What seemed much more clear based on that exchange is that any effort by the panel to vacate or otherwise undermine Judge Scheindlin’s liability opinion could end up being rather messy—not only by undermining the substantive basis for the settlement itself, as Azmy emphasized, but also by dredging up much of the drama that the panel unleashed with its decision to oust Judge Scheindlin in the first place. While mostly relegated to the background during Wednesday’s argument itself, that decision continues to cast a shadow over the Second Circuit’s involvement in the stop and frisk litigation as an institution. Indeed, because of the fallout from that decision, counsel for both sets of plaintiffs filed petitions for rehearing en banc last November that not only sought reversal of the panel’s decision, but also, quite remarkably, urged reassignment of the appeal to a different panel altogether.

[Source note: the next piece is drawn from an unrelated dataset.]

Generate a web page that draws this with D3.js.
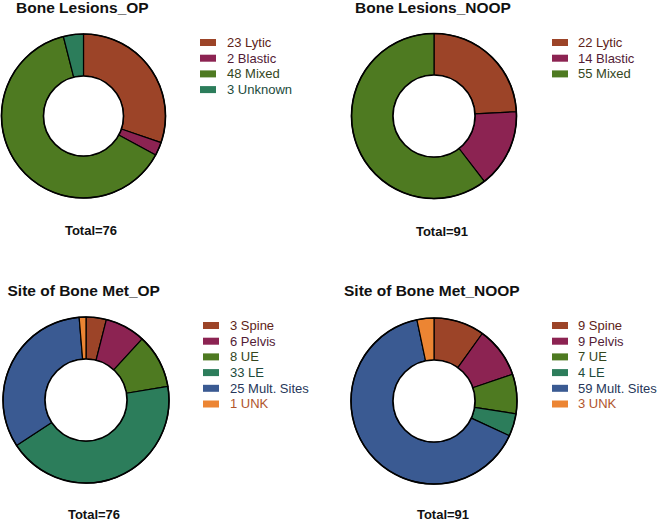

Those petitions—along with motions questioning whether the panel had appellate jurisdiction in the first place—are still pending, and only last month counsel for the plaintiffs directly signaled to the court that they were prepared to renew their petitions for en banc review.
The settlement gives both the panel and the Second Circuit more generally a straightforward potential exit strategy from this unfortunate episode, one that would leave no reason for the plaintiffs to renew those requests for en banc review and would avoid reopening the wounds inflicted a year ago. In this context, while it garnered no headlines and may have made many eyes in the packed galleries glaze over, Judge Cabranes was entirely justified in raising and dwelling upon the details concerning the nature of the decree the parties were seeking. The issue undoubtedly was mindnumbing for many in attendance, but whether the panel’s disposition of these motions in fact does enable everyone to move on, and to avoid having to endure “Stop and Frisk Appeal, The Threequel,” may depend significantly upon this seemingly “clerical” but in fact highly substantive detail to a greater extent than many observers might realize.